Data entries
<<<<

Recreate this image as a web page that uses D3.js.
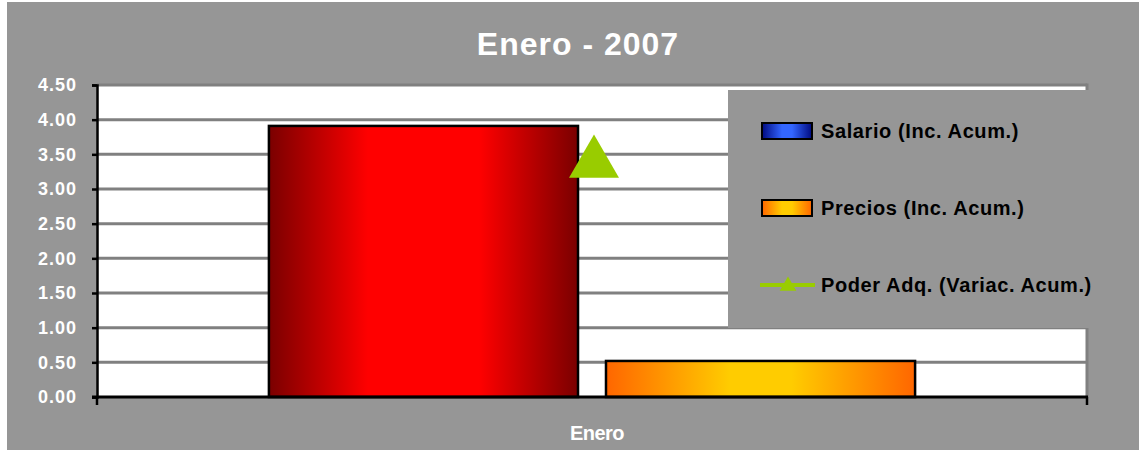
<html lang="es">
<head>
  <meta charset="UTF-8">
  <title>Enero - 2007</title>
  <style>
    body { margin: 0; background: #ffffff; }
    text { font-family: "Liberation Sans", Arial, sans-serif; font-weight: bold; }
  </style>
</head>
<body>
  <script src="https://d3js.org/d3.v7.min.js"></script>
  <div id="chart"></div>

  <script>
    // data
    var categories = ["Enero"];
    var salario = [3.91];
    var precios = [0.52];
    var poderAdq = [3.37];
    var seriesNames = ["Salario (Inc. Acum.)", "Precios (Inc. Acum.)", "Poder Adq. (Variac. Acum.)"];
    var yTickValues = [0, 0.5, 1, 1.5, 2, 2.5, 3, 3.5, 4, 4.5];
    var chartTitle = "Enero - 2007";

    var width = 1139, height = 450;
    var plot = { left: 97, right: 1087, top: 85, bottom: 397 };

    var svg = d3.select("#chart")
      .append("svg")
      .attr("width", width)
      .attr("height", height);

    // gradients for bars and legend swatches
    var defs = svg.append("defs");
    function gradient(id, edge, middle, a, b) {
      var g = defs.append("linearGradient")
        .attr("id", id)
        .attr("x1", "0").attr("x2", "1").attr("y1", "0").attr("y2", "0");
      g.append("stop").attr("offset", "0").attr("stop-color", edge);
      g.append("stop").attr("offset", a).attr("stop-color", middle);
      g.append("stop").attr("offset", b).attr("stop-color", middle);
      g.append("stop").attr("offset", "1").attr("stop-color", edge);
    }
    gradient("gradRed", "#7a0000", "#ff0000", 0.32, 0.68);
    gradient("gradOrange", "#ff6600", "#ffcc00", 0.4, 0.6);
    gradient("gradBlue", "#000a80", "#3366ff", 0.4, 0.6);

    // gray background
    svg.append("rect")
      .attr("x", 7).attr("y", 2)
      .attr("width", width - 7).attr("height", height - 2)
      .attr("fill", "#969696");

    // title
    svg.append("text")
      .attr("x", 578).attr("y", 55)
      .attr("text-anchor", "middle")
      .attr("font-size", "32px")
      .attr("letter-spacing", "1px")
      .attr("fill", "#ffffff")
      .text(chartTitle);

    // scales
    var x0 = d3.scaleBand()
      .domain(categories)
      .range([plot.left, plot.right])
      .padding(0);

    var x1 = d3.scaleBand()
      .domain(["salario", "precios"])
      .range([0, x0.bandwidth()])
      .paddingInner(0.083)
      .paddingOuter(0.51);

    var y = d3.scaleLinear()
      .domain([0, 4.5])
      .range([plot.bottom, plot.top]);

    // plot area
    svg.append("rect")
      .attr("x", plot.left).attr("y", plot.top)
      .attr("width", plot.right - plot.left)
      .attr("height", plot.bottom - plot.top)
      .attr("fill", "#ffffff");

    // gridlines
    svg.append("g")
      .selectAll("line")
      .data(yTickValues.filter(function (d) { return d > 0; }))
      .enter()
      .append("line")
      .attr("x1", plot.left).attr("x2", plot.right)
      .attr("y1", function (d) { return y(d); })
      .attr("y2", function (d) { return y(d); })
      .attr("stroke", "#808080")
      .attr("stroke-width", 3);

    // right border of plot area
    svg.append("line")
      .attr("x1", plot.right).attr("x2", plot.right)
      .attr("y1", plot.top - 1.5).attr("y2", plot.bottom)
      .attr("stroke", "#808080")
      .attr("stroke-width", 3);

    // bars
    var groups = svg.append("g")
      .selectAll("g")
      .data(categories)
      .enter()
      .append("g")
      .attr("transform", function (d) { return "translate(" + x0(d) + ",0)"; });

    groups.append("rect")
      .attr("x", x1("salario"))
      .attr("y", function (d, i) { return y(salario[i]); })
      .attr("width", x1.bandwidth())
      .attr("height", function (d, i) { return y(0) - y(salario[i]); })
      .attr("fill", "url(#gradRed)")
      .attr("stroke", "#000000")
      .attr("stroke-width", 2.5);

    groups.append("rect")
      .attr("x", x1("precios"))
      .attr("y", function (d, i) { return y(precios[i]); })
      .attr("width", x1.bandwidth())
      .attr("height", function (d, i) { return y(0) - y(precios[i]); })
      .attr("fill", "url(#gradOrange)")
      .attr("stroke", "#000000")
      .attr("stroke-width", 2.5);

    // poder adquisitivo marker
    var triangle = d3.symbol().type(d3.symbolTriangle).size(1080);
    groups.append("path")
      .attr("d", triangle)
      .attr("transform", function (d, i) {
        return "translate(" + (x0.bandwidth() / 2 + 2) + "," + y(poderAdq[i]) + ")";
      })
      .attr("fill", "#99cc00");

    // y axis
    var yAxis = d3.axisLeft(y)
      .tickValues(yTickValues)
      .tickFormat(d3.format(".2f"))
      .tickSize(5)
      .tickPadding(15);

    var yg = svg.append("g")
      .attr("transform", "translate(" + plot.left + ",0)")
      .call(yAxis);
    yg.select(".domain").attr("stroke", "#000000").attr("stroke-width", 2.5);
    yg.selectAll(".tick line").attr("stroke", "#000000").attr("stroke-width", 2.5);
    yg.selectAll(".tick text")
      .attr("fill", "#ffffff")
      .attr("font-size", "18px")
      .attr("letter-spacing", "1px")
      .style("font-weight", "bold");

    // x axis, ticks between categories
    svg.append("line")
      .attr("x1", plot.left - 5).attr("x2", plot.right + 1)
      .attr("y1", plot.bottom).attr("y2", plot.bottom)
      .attr("stroke", "#000000").attr("stroke-width", 3);
    svg.append("g")
      .selectAll("line")
      .data([plot.left, plot.right])
      .enter()
      .append("line")
      .attr("x1", function (d) { return d; })
      .attr("x2", function (d) { return d; })
      .attr("y1", plot.bottom).attr("y2", plot.bottom + 8)
      .attr("stroke", "#000000").attr("stroke-width", 2.5);

    svg.append("g")
      .selectAll("text")
      .data(categories)
      .enter()
      .append("text")
      .attr("x", function (d) { return x0(d) + x0.bandwidth() / 2 + 5; })
      .attr("y", 440)
      .attr("text-anchor", "middle")
      .attr("font-size", "20px")
      .attr("letter-spacing", "-0.5px")
      .attr("fill", "#ffffff")
      .text(function (d) { return d; });

    // legend
    var legend = svg.append("g");
    legend.append("rect")
      .attr("x", 728).attr("y", 90)
      .attr("width", 380).attr("height", 238)
      .attr("fill", "#969696");

    var legendY = function (i) { return 131 + i * 77; };

    legend.append("rect")
      .attr("x", 762).attr("y", legendY(0) - 8)
      .attr("width", 50).attr("height", 16)
      .attr("fill", "url(#gradBlue)")
      .attr("stroke", "#000000").attr("stroke-width", 2);

    legend.append("rect")
      .attr("x", 762).attr("y", legendY(1) - 8)
      .attr("width", 50).attr("height", 16)
      .attr("fill", "url(#gradOrange)")
      .attr("stroke", "#000000").attr("stroke-width", 2);

    legend.append("line")
      .attr("x1", 760).attr("x2", 815)
      .attr("y1", legendY(2)).attr("y2", legendY(2))
      .attr("stroke", "#99cc00").attr("stroke-width", 4);
    legend.append("path")
      .attr("d", d3.symbol().type(d3.symbolTriangle).size(120))
      .attr("transform", "translate(788," + (legendY(2) + 1) + ")")
      .attr("fill", "#99cc00");

    legend.selectAll("text")
      .data(seriesNames)
      .enter()
      .append("text")
      .attr("x", 821)
      .attr("y", function (d, i) { return legendY(i) + 7; })
      .attr("font-size", "20px")
      .attr("letter-spacing", "0.6px")
      .attr("fill", "#000000")
      .text(function (d) { return d; });
  </script>
</body>
</html>
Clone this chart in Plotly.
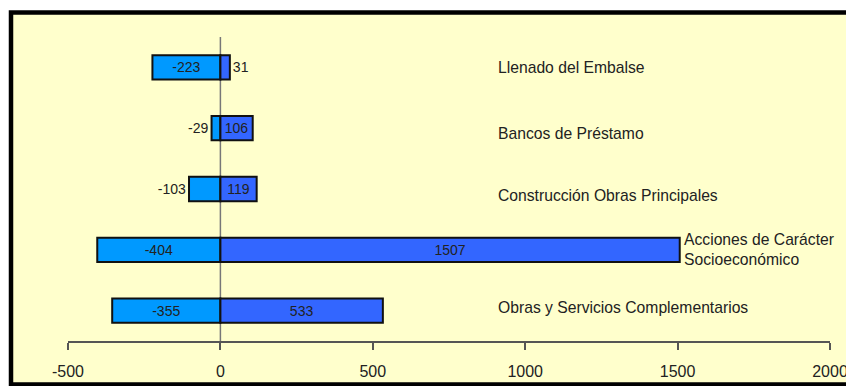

>>>>

- _AIM_
Pictures are excluded; copy every other part of the records exactly.

- _TASK OUTPUT_
Recreate this image as a web page that uses D3.js.
<html lang="es">
<head>
  <meta charset="UTF-8">
  <title>Enero - 2007</title>
  <style>
    body { margin: 0; background: #ffffff; }
    text { font-family: "Liberation Sans", Arial, sans-serif; font-weight: bold; }
  </style>
</head>
<body>
  <script src="https://d3js.org/d3.v7.min.js"></script>
  <div id="chart"></div>

  <script>
    // data
    var categories = ["Enero"];
    var salario = [3.91];
    var precios = [0.52];
    var poderAdq = [3.37];
    var seriesNames = ["Salario (Inc. Acum.)", "Precios (Inc. Acum.)", "Poder Adq. (Variac. Acum.)"];
    var yTickValues = [0, 0.5, 1, 1.5, 2, 2.5, 3, 3.5, 4, 4.5];
    var chartTitle = "Enero - 2007";

    var width = 1139, height = 450;
    var plot = { left: 97, right: 1087, top: 85, bottom: 397 };

    var svg = d3.select("#chart")
      .append("svg")
      .attr("width", width)
      .attr("height", height);

    // gradients for bars and legend swatches
    var defs = svg.append("defs");
    function gradient(id, edge, middle, a, b) {
      var g = defs.append("linearGradient")
        .attr("id", id)
        .attr("x1", "0").attr("x2", "1").attr("y1", "0").attr("y2", "0");
      g.append("stop").attr("offset", "0").attr("stop-color", edge);
      g.append("stop").attr("offset", a).attr("stop-color", middle);
      g.append("stop").attr("offset", b).attr("stop-color", middle);
      g.append("stop").attr("offset", "1").attr("stop-color", edge);
    }
    gradient("gradRed", "#7a0000", "#ff0000", 0.32, 0.68);
    gradient("gradOrange", "#ff6600", "#ffcc00", 0.4, 0.6);
    gradient("gradBlue", "#000a80", "#3366ff", 0.4, 0.6);

    // gray background
    svg.append("rect")
      .attr("x", 7).attr("y", 2)
      .attr("width", width - 7).attr("height", height - 2)
      .attr("fill", "#969696");

    // title
    svg.append("text")
      .attr("x", 578).attr("y", 55)
      .attr("text-anchor", "middle")
      .attr("font-size", "32px")
      .attr("letter-spacing", "1px")
      .attr("fill", "#ffffff")
      .text(chartTitle);

    // scales
    var x0 = d3.scaleBand()
      .domain(categories)
      .range([plot.left, plot.right])
      .padding(0);

    var x1 = d3.scaleBand()
      .domain(["salario", "precios"])
      .range([0, x0.bandwidth()])
      .paddingInner(0.083)
      .paddingOuter(0.51);

    var y = d3.scaleLinear()
      .domain([0, 4.5])
      .range([plot.bottom, plot.top]);

    // plot area
    svg.append("rect")
      .attr("x", plot.left).attr("y", plot.top)
      .attr("width", plot.right - plot.left)
      .attr("height", plot.bottom - plot.top)
      .attr("fill", "#ffffff");

    // gridlines
    svg.append("g")
      .selectAll("line")
      .data(yTickValues.filter(function (d) { return d > 0; }))
      .enter()
      .append("line")
      .attr("x1", plot.left).attr("x2", plot.right)
      .attr("y1", function (d) { return y(d); })
      .attr("y2", function (d) { return y(d); })
      .attr("stroke", "#808080")
      .attr("stroke-width", 3);

    // right border of plot area
    svg.append("line")
      .attr("x1", plot.right).attr("x2", plot.right)
      .attr("y1", plot.top - 1.5).attr("y2", plot.bottom)
      .attr("stroke", "#808080")
      .attr("stroke-width", 3);

    // bars
    var groups = svg.append("g")
      .selectAll("g")
      .data(categories)
      .enter()
      .append("g")
      .attr("transform", function (d) { return "translate(" + x0(d) + ",0)"; });

    groups.append("rect")
      .attr("x", x1("salario"))
      .attr("y", function (d, i) { return y(salario[i]); })
      .attr("width", x1.bandwidth())
      .attr("height", function (d, i) { return y(0) - y(salario[i]); })
      .attr("fill", "url(#gradRed)")
      .attr("stroke", "#000000")
      .attr("stroke-width", 2.5);

    groups.append("rect")
      .attr("x", x1("precios"))
      .attr("y", function (d, i) { return y(precios[i]); })
      .attr("width", x1.bandwidth())
      .attr("height", function (d, i) { return y(0) - y(precios[i]); })
      .attr("fill", "url(#gradOrange)")
      .attr("stroke", "#000000")
      .attr("stroke-width", 2.5);

    // poder adquisitivo marker
    var triangle = d3.symbol().type(d3.symbolTriangle).size(1080);
    groups.append("path")
      .attr("d", triangle)
      .attr("transform", function (d, i) {
        return "translate(" + (x0.bandwidth() / 2 + 2) + "," + y(poderAdq[i]) + ")";
      })
      .attr("fill", "#99cc00");

    // y axis
    var yAxis = d3.axisLeft(y)
      .tickValues(yTickValues)
      .tickFormat(d3.format(".2f"))
      .tickSize(5)
      .tickPadding(15);

    var yg = svg.append("g")
      .attr("transform", "translate(" + plot.left + ",0)")
      .call(yAxis);
    yg.select(".domain").attr("stroke", "#000000").attr("stroke-width", 2.5);
    yg.selectAll(".tick line").attr("stroke", "#000000").attr("stroke-width", 2.5);
    yg.selectAll(".tick text")
      .attr("fill", "#ffffff")
      .attr("font-size", "18px")
      .attr("letter-spacing", "1px")
      .style("font-weight", "bold");

    // x axis, ticks between categories
    svg.append("line")
      .attr("x1", plot.left - 5).attr("x2", plot.right + 1)
      .attr("y1", plot.bottom).attr("y2", plot.bottom)
      .attr("stroke", "#000000").attr("stroke-width", 3);
    svg.append("g")
      .selectAll("line")
      .data([plot.left, plot.right])
      .enter()
      .append("line")
      .attr("x1", function (d) { return d; })
      .attr("x2", function (d) { return d; })
      .attr("y1", plot.bottom).attr("y2", plot.bottom + 8)
      .attr("stroke", "#000000").attr("stroke-width", 2.5);

    svg.append("g")
      .selectAll("text")
      .data(categories)
      .enter()
      .append("text")
      .attr("x", function (d) { return x0(d) + x0.bandwidth() / 2 + 5; })
      .attr("y", 440)
      .attr("text-anchor", "middle")
      .attr("font-size", "20px")
      .attr("letter-spacing", "-0.5px")
      .attr("fill", "#ffffff")
      .text(function (d) { return d; });

    // legend
    var legend = svg.append("g");
    legend.append("rect")
      .attr("x", 728).attr("y", 90)
      .attr("width", 380).attr("height", 238)
      .attr("fill", "#969696");

    var legendY = function (i) { return 131 + i * 77; };

    legend.append("rect")
      .attr("x", 762).attr("y", legendY(0) - 8)
      .attr("width", 50).attr("height", 16)
      .attr("fill", "url(#gradBlue)")
      .attr("stroke", "#000000").attr("stroke-width", 2);

    legend.append("rect")
      .attr("x", 762).attr("y", legendY(1) - 8)
      .attr("width", 50).attr("height", 16)
      .attr("fill", "url(#gradOrange)")
      .attr("stroke", "#000000").attr("stroke-width", 2);

    legend.append("line")
      .attr("x1", 760).attr("x2", 815)
      .attr("y1", legendY(2)).attr("y2", legendY(2))
      .attr("stroke", "#99cc00").attr("stroke-width", 4);
    legend.append("path")
      .attr("d", d3.symbol().type(d3.symbolTriangle).size(120))
      .attr("transform", "translate(788," + (legendY(2) + 1) + ")")
      .attr("fill", "#99cc00");

    legend.selectAll("text")
      .data(seriesNames)
      .enter()
      .append("text")
      .attr("x", 821)
      .attr("y", function (d, i) { return legendY(i) + 7; })
      .attr("font-size", "20px")
      .attr("letter-spacing", "0.6px")
      .attr("fill", "#000000")
      .text(function (d) { return d; });
  </script>
</body>
</html>
Clone this chart in Plotly.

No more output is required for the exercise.